··· Exercise inputs
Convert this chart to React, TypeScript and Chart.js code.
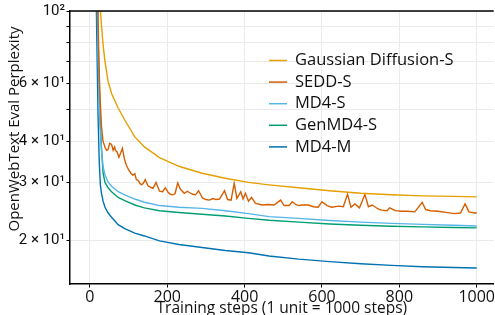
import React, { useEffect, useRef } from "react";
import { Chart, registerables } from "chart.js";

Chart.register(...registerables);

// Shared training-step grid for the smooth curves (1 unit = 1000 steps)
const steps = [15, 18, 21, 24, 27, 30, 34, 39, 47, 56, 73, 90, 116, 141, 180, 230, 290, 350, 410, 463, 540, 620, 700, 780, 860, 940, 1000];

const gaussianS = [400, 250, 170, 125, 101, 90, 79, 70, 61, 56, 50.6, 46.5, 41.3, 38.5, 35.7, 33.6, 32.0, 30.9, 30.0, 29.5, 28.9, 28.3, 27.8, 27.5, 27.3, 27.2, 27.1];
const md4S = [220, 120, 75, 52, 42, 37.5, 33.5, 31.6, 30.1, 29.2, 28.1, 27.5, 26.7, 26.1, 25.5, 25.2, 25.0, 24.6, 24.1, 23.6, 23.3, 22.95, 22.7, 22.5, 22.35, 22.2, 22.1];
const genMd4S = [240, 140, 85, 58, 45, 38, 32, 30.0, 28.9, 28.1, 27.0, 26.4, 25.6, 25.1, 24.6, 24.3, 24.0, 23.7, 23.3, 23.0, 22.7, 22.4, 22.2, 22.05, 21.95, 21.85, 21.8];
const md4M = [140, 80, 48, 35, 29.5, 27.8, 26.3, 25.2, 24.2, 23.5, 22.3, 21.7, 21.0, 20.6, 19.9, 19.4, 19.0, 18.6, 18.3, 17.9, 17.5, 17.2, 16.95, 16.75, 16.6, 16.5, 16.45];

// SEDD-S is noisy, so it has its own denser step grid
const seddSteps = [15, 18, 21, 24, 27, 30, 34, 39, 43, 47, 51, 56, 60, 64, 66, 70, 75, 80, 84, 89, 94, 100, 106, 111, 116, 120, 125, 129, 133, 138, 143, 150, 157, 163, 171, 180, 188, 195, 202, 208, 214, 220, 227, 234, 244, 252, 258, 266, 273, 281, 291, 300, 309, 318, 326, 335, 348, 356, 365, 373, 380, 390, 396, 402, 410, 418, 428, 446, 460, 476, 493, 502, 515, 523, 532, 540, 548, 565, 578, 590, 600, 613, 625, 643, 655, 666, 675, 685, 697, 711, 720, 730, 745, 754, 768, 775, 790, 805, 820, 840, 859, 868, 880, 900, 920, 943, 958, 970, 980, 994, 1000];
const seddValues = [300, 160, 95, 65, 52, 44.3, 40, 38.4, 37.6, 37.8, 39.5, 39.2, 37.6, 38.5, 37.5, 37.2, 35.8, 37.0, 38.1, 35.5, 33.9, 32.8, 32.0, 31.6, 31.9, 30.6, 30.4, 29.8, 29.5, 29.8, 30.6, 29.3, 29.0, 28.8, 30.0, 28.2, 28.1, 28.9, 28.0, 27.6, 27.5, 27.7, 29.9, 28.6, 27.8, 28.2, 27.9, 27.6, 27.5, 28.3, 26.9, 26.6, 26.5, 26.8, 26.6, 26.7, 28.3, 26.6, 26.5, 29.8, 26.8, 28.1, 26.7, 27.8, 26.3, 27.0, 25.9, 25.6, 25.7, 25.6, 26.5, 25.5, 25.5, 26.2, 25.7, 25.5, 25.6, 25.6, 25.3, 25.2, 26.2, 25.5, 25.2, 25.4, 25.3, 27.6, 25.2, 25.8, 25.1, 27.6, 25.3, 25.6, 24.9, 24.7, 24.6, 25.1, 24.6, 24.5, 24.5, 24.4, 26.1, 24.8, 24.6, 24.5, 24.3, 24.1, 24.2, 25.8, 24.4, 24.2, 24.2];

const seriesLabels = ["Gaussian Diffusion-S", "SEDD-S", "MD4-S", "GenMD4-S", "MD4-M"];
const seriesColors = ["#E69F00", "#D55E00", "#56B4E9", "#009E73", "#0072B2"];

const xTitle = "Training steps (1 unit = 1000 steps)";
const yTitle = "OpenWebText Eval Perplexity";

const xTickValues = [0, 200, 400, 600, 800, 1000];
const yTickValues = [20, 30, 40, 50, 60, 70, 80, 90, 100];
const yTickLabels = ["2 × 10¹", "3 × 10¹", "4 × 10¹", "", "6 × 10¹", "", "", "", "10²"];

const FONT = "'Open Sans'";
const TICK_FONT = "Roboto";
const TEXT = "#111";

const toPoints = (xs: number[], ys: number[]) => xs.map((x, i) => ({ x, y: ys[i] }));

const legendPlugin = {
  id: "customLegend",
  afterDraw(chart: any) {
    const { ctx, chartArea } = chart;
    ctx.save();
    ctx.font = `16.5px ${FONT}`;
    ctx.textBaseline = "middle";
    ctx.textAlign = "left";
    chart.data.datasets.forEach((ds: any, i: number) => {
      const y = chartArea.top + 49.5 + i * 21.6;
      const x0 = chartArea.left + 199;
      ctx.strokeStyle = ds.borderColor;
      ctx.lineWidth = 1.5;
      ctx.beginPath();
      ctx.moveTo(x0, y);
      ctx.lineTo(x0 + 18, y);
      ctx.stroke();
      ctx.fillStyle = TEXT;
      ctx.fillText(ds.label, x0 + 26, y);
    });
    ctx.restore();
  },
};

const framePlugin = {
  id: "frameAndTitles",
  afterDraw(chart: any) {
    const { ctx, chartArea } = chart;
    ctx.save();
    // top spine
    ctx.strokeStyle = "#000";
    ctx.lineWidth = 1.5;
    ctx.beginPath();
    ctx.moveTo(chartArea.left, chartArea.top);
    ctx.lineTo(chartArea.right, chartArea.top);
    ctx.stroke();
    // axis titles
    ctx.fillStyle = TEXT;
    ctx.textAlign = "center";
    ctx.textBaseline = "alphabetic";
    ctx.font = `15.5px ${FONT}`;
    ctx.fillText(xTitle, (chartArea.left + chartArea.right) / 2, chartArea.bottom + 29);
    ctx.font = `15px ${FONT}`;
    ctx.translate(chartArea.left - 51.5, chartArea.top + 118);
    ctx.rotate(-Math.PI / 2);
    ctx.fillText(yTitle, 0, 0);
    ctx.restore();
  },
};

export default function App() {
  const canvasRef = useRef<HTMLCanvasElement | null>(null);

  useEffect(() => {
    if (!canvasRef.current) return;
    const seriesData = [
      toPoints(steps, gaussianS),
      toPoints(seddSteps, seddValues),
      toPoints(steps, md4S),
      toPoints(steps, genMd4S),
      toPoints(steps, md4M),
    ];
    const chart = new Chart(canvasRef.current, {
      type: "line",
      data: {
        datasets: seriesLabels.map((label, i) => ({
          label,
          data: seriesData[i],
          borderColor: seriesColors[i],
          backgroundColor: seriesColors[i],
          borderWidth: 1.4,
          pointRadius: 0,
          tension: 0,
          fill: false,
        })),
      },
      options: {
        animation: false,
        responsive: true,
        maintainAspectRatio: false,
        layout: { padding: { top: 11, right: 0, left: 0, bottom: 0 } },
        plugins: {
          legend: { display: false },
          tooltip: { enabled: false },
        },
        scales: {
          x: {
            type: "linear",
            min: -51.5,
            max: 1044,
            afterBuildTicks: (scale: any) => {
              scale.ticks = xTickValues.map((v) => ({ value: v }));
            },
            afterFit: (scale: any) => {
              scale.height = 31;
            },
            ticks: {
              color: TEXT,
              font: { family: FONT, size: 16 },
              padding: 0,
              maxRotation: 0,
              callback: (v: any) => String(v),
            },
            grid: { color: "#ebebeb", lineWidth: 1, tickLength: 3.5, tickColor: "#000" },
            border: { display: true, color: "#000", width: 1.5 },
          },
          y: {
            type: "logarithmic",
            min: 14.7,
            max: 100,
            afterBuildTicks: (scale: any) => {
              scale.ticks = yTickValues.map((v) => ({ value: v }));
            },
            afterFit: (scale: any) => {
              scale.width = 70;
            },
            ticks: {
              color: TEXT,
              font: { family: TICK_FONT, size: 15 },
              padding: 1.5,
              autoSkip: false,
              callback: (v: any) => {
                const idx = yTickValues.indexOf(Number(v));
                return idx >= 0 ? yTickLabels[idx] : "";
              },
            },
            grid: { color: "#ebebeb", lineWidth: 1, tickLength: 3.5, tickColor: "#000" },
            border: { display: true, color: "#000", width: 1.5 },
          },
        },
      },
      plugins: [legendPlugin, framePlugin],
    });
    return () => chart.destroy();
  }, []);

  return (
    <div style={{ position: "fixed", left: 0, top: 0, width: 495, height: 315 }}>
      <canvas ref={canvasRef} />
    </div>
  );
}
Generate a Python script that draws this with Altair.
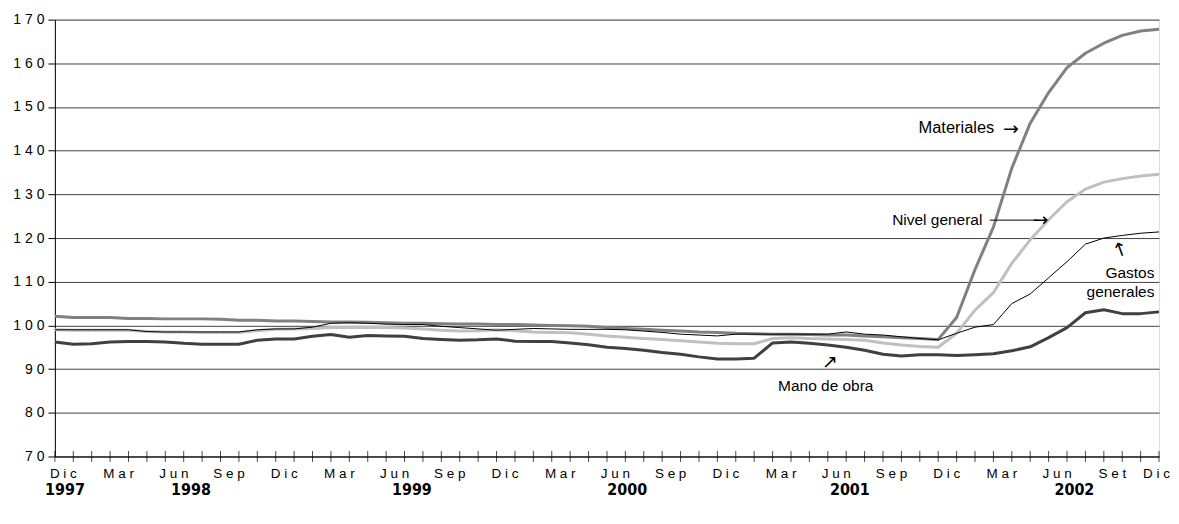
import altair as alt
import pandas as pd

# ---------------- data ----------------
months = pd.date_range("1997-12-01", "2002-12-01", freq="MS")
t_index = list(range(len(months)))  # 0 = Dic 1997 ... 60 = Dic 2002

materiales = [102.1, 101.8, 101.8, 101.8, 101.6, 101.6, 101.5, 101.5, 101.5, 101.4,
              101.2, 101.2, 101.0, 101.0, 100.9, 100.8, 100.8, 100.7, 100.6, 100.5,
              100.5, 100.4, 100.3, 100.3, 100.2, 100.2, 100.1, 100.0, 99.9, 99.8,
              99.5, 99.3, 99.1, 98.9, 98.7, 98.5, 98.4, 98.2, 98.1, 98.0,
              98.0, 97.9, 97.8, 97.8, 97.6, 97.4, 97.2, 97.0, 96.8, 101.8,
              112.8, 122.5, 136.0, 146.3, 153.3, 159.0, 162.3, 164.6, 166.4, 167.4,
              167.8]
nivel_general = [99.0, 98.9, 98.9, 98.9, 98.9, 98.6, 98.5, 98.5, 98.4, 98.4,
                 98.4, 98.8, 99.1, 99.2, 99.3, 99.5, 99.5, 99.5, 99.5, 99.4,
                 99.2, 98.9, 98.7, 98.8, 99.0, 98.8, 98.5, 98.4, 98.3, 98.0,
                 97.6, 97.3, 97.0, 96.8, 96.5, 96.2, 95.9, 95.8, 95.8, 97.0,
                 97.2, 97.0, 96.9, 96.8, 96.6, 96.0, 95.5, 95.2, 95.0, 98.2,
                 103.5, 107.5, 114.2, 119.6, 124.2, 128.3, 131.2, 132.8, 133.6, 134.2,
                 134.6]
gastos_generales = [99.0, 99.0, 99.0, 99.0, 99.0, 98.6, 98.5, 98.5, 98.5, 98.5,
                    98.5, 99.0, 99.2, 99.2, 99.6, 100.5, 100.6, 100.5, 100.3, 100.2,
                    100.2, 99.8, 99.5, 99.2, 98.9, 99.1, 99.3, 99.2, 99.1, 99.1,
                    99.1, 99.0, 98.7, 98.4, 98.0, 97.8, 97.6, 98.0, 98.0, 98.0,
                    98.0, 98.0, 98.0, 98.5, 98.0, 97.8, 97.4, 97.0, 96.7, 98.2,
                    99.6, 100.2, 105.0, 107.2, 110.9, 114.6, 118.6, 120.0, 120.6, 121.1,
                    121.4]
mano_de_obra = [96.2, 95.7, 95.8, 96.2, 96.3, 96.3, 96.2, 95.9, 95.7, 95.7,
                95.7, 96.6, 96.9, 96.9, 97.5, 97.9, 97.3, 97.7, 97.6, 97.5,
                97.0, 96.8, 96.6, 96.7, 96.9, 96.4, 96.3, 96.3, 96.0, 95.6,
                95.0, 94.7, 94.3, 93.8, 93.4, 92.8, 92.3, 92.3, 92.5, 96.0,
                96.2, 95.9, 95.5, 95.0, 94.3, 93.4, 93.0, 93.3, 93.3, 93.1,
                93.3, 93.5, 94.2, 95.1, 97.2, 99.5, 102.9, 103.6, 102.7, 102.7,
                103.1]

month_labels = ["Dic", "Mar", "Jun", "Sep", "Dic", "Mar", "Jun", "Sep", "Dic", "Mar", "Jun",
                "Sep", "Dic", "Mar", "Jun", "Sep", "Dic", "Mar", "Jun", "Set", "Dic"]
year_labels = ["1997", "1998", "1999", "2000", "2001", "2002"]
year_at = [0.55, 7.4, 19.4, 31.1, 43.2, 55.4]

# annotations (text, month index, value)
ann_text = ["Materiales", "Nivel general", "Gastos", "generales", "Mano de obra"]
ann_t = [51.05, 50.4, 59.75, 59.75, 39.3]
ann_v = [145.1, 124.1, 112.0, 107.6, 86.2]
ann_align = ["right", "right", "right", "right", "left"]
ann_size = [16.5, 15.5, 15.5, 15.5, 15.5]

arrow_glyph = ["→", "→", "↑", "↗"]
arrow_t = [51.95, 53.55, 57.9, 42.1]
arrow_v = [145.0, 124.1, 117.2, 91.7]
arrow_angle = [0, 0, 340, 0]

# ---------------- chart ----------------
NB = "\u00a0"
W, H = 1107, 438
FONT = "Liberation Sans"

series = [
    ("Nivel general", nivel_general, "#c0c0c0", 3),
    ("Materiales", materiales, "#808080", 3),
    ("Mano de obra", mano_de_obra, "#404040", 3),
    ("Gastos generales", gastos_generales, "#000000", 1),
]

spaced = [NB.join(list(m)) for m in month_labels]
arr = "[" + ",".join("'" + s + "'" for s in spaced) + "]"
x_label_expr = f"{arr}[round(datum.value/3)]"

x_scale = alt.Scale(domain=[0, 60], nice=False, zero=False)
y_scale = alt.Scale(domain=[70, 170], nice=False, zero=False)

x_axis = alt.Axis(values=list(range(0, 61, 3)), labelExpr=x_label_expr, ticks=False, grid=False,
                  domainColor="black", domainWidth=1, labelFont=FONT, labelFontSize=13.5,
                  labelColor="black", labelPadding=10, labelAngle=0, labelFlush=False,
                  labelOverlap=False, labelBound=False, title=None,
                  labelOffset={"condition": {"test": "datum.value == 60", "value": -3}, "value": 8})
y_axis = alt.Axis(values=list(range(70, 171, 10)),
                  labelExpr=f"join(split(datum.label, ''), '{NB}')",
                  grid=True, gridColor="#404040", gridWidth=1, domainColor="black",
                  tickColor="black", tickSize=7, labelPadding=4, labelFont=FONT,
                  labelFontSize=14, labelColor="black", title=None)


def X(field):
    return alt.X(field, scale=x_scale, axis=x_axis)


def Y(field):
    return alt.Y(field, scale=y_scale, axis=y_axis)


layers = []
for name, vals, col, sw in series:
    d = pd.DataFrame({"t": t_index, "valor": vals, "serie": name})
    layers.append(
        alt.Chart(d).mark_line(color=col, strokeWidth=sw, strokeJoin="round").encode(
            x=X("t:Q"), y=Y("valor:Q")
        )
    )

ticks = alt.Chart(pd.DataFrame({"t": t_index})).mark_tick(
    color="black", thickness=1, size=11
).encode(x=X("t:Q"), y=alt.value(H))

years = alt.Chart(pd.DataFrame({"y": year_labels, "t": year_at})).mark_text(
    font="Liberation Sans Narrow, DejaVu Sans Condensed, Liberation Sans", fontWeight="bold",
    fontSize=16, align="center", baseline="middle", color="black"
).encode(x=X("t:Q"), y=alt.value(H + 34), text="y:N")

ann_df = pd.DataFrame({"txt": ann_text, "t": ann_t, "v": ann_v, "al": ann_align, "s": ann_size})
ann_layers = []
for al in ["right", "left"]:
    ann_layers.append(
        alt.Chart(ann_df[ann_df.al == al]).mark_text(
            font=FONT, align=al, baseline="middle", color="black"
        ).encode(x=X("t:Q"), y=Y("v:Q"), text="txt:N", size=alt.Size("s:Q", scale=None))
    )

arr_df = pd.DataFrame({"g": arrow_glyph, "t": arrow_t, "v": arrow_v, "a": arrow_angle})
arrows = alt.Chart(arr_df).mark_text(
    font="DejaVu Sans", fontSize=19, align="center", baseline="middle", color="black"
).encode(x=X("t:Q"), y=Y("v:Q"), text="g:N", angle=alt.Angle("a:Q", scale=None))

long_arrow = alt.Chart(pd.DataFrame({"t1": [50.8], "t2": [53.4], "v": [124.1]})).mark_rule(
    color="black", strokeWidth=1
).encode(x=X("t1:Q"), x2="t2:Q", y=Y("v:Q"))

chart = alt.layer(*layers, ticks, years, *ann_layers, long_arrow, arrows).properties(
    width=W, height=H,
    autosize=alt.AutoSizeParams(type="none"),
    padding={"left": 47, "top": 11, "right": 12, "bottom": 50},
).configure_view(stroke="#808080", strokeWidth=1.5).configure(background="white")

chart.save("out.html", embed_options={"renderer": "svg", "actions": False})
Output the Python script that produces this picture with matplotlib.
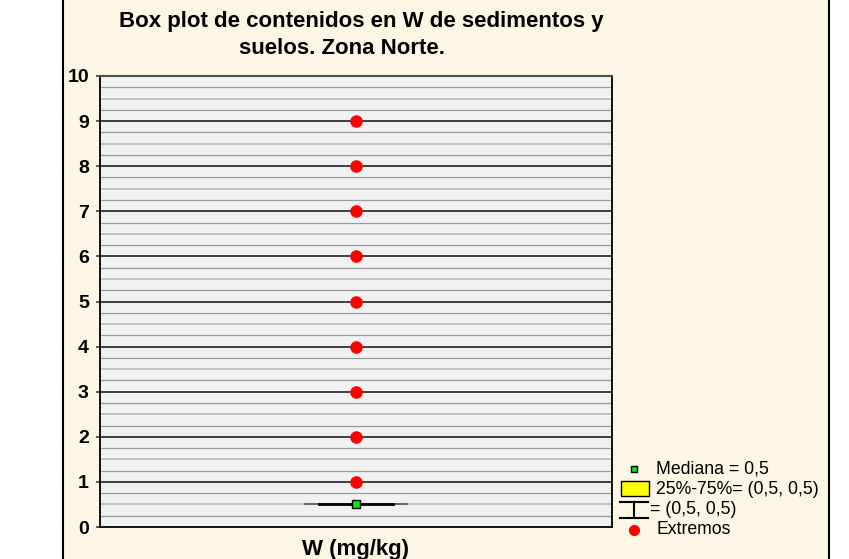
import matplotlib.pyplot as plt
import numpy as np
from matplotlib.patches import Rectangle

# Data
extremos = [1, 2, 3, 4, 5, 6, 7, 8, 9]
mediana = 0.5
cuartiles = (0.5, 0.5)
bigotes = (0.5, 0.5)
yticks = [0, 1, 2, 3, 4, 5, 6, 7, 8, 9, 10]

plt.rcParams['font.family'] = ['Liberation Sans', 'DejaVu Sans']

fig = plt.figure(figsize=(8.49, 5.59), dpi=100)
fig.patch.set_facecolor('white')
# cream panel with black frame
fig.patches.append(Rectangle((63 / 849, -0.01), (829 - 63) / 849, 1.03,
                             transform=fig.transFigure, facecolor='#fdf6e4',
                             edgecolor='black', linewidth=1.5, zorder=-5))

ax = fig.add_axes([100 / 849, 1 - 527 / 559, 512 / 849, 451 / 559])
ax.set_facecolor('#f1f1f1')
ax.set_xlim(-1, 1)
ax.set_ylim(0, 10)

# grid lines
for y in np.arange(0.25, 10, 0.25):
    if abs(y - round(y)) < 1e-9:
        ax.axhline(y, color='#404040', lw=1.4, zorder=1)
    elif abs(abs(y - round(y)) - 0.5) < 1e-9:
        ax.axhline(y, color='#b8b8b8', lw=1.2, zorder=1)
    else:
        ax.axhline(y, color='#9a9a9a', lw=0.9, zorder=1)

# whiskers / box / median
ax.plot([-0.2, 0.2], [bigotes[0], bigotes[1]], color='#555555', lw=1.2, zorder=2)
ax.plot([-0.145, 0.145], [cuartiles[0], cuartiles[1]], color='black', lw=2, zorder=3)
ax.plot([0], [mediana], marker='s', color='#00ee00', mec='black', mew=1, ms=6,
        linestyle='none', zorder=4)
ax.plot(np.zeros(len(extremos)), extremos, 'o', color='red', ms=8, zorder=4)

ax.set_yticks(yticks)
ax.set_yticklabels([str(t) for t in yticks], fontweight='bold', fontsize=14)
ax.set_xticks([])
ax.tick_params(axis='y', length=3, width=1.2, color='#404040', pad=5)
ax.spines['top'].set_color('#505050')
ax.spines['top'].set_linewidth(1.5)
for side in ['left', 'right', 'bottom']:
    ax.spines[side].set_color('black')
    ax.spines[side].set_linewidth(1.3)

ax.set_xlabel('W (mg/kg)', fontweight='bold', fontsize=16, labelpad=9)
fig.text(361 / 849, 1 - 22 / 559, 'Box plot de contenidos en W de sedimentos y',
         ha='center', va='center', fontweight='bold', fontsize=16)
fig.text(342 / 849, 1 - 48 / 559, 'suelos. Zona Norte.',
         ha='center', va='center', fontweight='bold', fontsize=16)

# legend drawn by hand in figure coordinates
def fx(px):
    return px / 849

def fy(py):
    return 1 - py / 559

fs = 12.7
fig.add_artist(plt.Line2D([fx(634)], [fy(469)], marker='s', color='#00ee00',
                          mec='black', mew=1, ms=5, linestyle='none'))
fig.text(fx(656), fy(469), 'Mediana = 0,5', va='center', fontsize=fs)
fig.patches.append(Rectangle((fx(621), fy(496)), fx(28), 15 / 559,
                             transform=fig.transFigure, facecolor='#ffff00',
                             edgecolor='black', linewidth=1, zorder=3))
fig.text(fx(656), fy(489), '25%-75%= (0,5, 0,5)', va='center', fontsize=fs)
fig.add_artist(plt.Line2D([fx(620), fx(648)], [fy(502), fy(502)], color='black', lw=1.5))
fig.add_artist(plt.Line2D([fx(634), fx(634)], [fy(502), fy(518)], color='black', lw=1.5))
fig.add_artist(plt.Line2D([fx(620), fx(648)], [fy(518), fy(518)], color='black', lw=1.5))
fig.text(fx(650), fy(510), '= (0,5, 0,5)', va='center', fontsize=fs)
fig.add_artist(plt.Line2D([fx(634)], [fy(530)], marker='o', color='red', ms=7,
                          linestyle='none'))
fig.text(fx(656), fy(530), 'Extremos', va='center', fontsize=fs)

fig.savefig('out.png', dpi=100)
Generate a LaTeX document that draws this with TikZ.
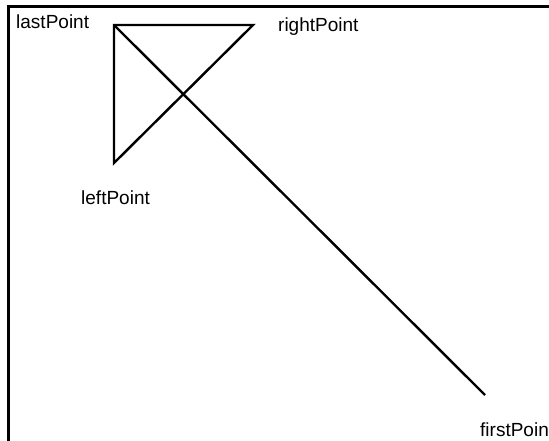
······
● Task brief
Starting at the top of the listing above, reproduce each line up to and including the one with "16.6, 16.5, 16.45];"; omit the pictures.

● Correct result
Convert this chart to React, TypeScript and Chart.js code.
import React, { useEffect, useRef } from "react";
import { Chart, registerables } from "chart.js";

Chart.register(...registerables);

// Shared training-step grid for the smooth curves (1 unit = 1000 steps)
const steps = [15, 18, 21, 24, 27, 30, 34, 39, 47, 56, 73, 90, 116, 141, 180, 230, 290, 350, 410, 463, 540, 620, 700, 780, 860, 940, 1000];

const gaussianS = [400, 250, 170, 125, 101, 90, 79, 70, 61, 56, 50.6, 46.5, 41.3, 38.5, 35.7, 33.6, 32.0, 30.9, 30.0, 29.5, 28.9, 28.3, 27.8, 27.5, 27.3, 27.2, 27.1];
const md4S = [220, 120, 75, 52, 42, 37.5, 33.5, 31.6, 30.1, 29.2, 28.1, 27.5, 26.7, 26.1, 25.5, 25.2, 25.0, 24.6, 24.1, 23.6, 23.3, 22.95, 22.7, 22.5, 22.35, 22.2, 22.1];
const genMd4S = [240, 140, 85, 58, 45, 38, 32, 30.0, 28.9, 28.1, 27.0, 26.4, 25.6, 25.1, 24.6, 24.3, 24.0, 23.7, 23.3, 23.0, 22.7, 22.4, 22.2, 22.05, 21.95, 21.85, 21.8];
const md4M = [140, 80, 48, 35, 29.5, 27.8, 26.3, 25.2, 24.2, 23.5, 22.3, 21.7, 21.0, 20.6, 19.9, 19.4, 19.0, 18.6, 18.3, 17.9, 17.5, 17.2, 16.95, 16.75, 16.6, 16.5, 16.45];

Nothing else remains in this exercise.